STATED EXERCISE:
Start at the line containing "Rebuild this chart", stop at the line containing "y_ticks = list(range(0, 81, 10))", and please reproduce every line in between, both ends included, without pictures.

Extracted data entries
## Begin
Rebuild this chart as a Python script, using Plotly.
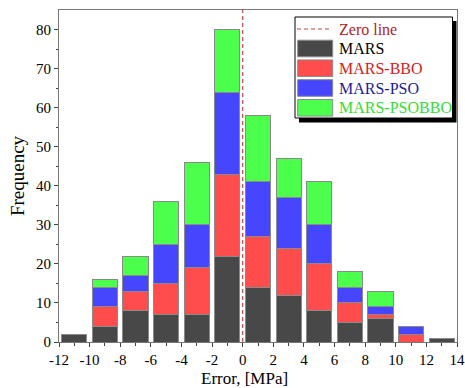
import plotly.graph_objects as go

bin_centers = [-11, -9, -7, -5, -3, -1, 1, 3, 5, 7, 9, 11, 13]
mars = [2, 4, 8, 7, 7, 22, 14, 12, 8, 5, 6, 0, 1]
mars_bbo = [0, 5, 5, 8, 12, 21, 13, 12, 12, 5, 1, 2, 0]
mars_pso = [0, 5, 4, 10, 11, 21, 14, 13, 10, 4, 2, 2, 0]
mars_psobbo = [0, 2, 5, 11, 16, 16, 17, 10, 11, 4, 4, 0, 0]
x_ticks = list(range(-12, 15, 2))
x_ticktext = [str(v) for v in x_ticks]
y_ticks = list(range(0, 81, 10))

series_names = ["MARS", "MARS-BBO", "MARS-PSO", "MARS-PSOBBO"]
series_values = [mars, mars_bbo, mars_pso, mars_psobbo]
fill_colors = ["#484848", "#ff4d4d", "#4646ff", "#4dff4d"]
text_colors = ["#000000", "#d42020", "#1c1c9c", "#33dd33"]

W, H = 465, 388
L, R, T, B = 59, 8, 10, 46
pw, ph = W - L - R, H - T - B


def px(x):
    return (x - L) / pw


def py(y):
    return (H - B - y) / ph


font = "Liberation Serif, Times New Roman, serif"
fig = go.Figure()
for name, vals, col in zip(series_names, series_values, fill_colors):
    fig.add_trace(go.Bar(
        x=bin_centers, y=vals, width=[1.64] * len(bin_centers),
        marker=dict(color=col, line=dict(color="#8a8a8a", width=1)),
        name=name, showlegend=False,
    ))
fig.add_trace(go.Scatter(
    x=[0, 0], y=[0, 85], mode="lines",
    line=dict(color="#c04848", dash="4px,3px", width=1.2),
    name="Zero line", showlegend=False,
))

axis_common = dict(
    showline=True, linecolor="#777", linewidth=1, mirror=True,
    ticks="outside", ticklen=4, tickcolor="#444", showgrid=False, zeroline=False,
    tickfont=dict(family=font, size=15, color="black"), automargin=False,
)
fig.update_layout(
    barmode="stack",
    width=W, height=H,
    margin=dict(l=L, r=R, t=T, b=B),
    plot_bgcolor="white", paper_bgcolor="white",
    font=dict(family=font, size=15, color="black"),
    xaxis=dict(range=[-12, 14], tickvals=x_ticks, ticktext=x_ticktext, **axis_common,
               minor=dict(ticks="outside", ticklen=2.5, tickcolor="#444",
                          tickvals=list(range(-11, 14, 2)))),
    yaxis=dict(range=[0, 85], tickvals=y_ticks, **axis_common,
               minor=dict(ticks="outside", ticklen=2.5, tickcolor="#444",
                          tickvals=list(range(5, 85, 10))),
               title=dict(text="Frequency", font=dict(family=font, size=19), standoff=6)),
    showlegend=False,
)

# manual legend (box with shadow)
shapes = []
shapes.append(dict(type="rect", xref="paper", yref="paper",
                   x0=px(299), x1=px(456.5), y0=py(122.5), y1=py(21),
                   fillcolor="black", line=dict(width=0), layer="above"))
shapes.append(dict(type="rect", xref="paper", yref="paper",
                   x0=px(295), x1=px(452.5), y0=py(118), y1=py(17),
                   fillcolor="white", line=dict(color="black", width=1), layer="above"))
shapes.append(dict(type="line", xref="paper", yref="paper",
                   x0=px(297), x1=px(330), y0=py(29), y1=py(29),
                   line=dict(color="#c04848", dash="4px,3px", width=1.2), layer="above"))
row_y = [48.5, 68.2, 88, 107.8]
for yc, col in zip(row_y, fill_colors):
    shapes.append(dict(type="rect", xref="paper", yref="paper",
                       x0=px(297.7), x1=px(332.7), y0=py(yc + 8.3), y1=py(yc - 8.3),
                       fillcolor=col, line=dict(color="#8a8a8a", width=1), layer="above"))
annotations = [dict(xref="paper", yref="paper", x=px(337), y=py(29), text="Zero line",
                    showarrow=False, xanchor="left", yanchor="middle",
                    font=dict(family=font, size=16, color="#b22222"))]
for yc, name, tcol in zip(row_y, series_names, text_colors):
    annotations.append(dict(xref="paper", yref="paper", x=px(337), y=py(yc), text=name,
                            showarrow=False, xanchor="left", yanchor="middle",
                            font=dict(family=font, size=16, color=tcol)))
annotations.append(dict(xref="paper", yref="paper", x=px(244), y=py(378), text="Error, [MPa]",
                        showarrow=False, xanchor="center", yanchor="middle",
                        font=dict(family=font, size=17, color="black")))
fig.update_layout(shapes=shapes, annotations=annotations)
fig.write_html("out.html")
## End
## Begin
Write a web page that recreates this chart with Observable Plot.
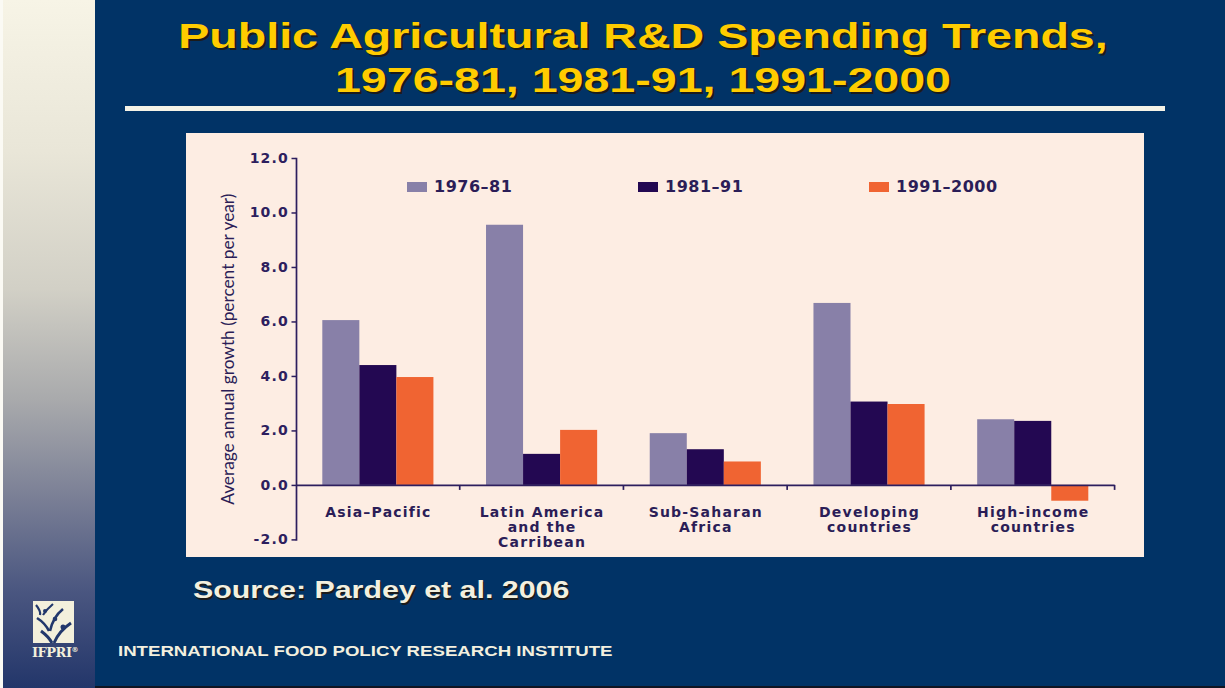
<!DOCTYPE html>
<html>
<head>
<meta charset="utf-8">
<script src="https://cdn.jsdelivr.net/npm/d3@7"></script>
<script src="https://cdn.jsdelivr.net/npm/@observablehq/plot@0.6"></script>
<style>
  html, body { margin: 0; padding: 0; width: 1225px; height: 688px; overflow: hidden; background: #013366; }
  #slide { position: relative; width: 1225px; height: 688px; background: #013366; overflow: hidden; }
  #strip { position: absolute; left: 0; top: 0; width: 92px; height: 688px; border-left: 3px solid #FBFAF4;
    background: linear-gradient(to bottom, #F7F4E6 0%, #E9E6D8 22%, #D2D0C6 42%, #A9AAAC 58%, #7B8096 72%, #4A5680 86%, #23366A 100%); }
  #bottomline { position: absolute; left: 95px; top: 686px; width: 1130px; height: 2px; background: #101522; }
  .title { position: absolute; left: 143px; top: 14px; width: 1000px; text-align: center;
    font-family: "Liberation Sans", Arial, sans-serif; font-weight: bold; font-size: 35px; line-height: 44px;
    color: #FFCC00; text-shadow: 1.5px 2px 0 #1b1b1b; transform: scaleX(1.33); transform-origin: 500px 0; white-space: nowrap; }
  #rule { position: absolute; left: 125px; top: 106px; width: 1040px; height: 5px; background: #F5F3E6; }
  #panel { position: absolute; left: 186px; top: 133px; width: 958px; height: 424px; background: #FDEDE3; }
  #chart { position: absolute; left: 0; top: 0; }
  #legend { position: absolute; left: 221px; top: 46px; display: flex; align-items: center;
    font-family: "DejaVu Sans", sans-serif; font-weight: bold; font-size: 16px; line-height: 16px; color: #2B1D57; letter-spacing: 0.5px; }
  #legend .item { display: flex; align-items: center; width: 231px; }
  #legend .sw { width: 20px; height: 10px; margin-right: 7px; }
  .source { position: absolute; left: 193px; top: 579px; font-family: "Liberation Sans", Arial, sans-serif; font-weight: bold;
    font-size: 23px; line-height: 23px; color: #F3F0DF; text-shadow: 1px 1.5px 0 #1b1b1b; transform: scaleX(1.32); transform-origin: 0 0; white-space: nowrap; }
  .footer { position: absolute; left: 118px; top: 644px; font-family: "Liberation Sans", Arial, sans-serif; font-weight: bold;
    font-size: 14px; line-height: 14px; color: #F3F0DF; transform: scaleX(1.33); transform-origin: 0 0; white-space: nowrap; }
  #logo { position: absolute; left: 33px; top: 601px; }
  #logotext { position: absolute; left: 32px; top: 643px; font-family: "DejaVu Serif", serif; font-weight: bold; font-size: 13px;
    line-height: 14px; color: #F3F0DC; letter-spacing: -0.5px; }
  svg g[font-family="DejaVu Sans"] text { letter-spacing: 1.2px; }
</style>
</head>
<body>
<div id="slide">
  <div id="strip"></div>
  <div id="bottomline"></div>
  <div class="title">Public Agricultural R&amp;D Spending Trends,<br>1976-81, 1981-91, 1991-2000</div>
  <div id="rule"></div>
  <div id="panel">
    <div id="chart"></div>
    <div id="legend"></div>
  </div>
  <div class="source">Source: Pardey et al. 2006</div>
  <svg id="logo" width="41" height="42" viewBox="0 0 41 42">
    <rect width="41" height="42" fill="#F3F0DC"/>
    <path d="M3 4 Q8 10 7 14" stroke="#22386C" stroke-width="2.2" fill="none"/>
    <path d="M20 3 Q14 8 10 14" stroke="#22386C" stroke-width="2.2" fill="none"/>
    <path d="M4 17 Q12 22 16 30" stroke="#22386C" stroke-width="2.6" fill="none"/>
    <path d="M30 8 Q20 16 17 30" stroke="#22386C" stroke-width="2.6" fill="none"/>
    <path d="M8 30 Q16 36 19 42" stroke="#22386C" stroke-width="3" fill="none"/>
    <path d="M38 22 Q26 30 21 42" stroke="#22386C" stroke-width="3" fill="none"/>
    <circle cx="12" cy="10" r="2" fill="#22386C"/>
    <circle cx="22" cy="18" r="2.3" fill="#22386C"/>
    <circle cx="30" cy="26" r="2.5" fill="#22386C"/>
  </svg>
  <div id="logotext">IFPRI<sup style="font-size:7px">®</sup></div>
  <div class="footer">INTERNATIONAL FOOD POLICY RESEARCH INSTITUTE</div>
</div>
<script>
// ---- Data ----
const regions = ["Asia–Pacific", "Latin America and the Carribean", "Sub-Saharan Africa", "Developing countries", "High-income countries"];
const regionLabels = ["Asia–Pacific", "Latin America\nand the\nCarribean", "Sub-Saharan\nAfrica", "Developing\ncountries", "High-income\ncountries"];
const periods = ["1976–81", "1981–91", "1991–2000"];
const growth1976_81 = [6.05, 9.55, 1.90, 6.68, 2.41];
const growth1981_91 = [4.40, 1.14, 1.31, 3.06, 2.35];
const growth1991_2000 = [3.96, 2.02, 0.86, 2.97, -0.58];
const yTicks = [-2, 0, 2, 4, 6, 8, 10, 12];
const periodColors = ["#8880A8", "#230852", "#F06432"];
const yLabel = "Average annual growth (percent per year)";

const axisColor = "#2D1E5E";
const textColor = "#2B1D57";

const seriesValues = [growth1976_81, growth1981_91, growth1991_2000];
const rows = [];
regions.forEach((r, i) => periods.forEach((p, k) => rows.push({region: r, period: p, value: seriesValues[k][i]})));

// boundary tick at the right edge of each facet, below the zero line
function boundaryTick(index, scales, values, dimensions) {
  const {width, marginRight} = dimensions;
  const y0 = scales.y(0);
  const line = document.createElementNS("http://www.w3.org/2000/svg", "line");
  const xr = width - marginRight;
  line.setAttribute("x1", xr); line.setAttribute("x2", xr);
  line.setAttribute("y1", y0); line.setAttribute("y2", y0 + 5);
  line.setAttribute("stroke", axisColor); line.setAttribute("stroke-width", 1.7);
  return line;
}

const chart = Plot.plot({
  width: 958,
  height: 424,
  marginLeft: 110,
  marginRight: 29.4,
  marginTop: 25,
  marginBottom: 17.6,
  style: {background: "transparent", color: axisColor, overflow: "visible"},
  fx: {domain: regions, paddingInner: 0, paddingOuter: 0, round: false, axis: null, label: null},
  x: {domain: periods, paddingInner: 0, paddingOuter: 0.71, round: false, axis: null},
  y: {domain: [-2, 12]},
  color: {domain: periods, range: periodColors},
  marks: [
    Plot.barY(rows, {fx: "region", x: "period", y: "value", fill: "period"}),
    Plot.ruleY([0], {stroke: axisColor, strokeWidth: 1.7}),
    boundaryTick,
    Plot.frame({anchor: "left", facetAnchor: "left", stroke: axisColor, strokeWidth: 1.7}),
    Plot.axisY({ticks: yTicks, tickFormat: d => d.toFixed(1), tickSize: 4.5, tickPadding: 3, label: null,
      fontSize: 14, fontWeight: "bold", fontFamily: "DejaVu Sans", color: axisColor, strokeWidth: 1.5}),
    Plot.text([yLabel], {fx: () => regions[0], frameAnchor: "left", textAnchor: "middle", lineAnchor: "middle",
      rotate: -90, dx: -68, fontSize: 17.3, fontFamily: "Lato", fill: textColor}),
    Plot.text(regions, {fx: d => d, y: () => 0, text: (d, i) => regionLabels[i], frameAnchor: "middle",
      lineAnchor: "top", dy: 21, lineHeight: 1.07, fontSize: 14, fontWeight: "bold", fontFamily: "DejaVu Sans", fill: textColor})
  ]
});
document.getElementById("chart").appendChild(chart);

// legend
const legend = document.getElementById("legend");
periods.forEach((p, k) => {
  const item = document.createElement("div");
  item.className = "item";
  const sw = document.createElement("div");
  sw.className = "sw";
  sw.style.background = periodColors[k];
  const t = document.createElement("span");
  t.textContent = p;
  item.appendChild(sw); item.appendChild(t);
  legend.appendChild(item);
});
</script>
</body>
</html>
## End
## Begin
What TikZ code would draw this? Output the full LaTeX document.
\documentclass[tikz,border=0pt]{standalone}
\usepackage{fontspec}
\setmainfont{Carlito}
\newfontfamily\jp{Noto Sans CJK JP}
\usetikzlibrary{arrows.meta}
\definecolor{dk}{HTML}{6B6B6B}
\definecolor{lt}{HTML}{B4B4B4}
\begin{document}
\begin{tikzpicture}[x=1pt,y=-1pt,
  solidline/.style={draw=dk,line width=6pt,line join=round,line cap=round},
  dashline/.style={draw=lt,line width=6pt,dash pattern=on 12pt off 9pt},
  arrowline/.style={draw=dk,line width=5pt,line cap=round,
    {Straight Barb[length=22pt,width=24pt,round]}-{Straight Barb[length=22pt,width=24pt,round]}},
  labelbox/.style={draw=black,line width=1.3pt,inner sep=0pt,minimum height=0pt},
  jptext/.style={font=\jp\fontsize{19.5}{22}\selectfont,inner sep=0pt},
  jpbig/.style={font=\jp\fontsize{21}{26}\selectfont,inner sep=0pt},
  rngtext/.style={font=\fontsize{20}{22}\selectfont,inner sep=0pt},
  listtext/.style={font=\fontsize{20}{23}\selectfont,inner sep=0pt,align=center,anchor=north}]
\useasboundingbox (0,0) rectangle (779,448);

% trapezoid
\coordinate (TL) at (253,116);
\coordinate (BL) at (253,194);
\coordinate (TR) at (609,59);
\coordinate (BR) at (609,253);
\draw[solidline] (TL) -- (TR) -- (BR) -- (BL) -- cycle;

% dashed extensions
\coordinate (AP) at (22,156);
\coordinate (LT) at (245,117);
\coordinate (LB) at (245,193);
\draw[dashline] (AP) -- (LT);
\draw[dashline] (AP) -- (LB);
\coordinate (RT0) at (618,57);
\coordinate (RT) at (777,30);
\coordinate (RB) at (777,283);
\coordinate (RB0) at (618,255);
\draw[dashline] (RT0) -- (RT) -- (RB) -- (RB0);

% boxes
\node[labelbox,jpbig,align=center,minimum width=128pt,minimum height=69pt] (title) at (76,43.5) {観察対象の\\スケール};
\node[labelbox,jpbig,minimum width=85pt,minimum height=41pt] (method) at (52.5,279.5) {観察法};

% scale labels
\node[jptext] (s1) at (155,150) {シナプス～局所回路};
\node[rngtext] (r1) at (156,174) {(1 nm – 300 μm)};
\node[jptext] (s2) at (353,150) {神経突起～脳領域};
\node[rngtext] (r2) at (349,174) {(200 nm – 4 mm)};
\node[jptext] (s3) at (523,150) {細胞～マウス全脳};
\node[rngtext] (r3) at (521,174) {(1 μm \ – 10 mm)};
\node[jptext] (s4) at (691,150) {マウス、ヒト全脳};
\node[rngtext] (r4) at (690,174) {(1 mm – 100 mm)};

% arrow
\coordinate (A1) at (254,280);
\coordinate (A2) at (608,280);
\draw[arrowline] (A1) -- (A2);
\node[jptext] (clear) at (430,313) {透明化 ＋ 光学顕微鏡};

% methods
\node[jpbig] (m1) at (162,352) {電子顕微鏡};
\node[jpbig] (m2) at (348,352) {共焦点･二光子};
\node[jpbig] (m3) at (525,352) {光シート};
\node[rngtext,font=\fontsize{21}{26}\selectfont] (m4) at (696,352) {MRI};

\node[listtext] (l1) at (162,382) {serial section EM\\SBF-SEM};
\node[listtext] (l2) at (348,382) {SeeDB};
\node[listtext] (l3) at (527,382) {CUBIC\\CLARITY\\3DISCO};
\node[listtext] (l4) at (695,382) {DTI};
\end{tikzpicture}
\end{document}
## End
CORRECT RESULT:
Rebuild this chart as a Python script, using Plotly.
import plotly.graph_objects as go

bin_centers = [-11, -9, -7, -5, -3, -1, 1, 3, 5, 7, 9, 11, 13]
mars = [2, 4, 8, 7, 7, 22, 14, 12, 8, 5, 6, 0, 1]
mars_bbo = [0, 5, 5, 8, 12, 21, 13, 12, 12, 5, 1, 2, 0]
mars_pso = [0, 5, 4, 10, 11, 21, 14, 13, 10, 4, 2, 2, 0]
mars_psobbo = [0, 2, 5, 11, 16, 16, 17, 10, 11, 4, 4, 0, 0]
x_ticks = list(range(-12, 15, 2))
x_ticktext = [str(v) for v in x_ticks]
y_ticks = list(range(0, 81, 10))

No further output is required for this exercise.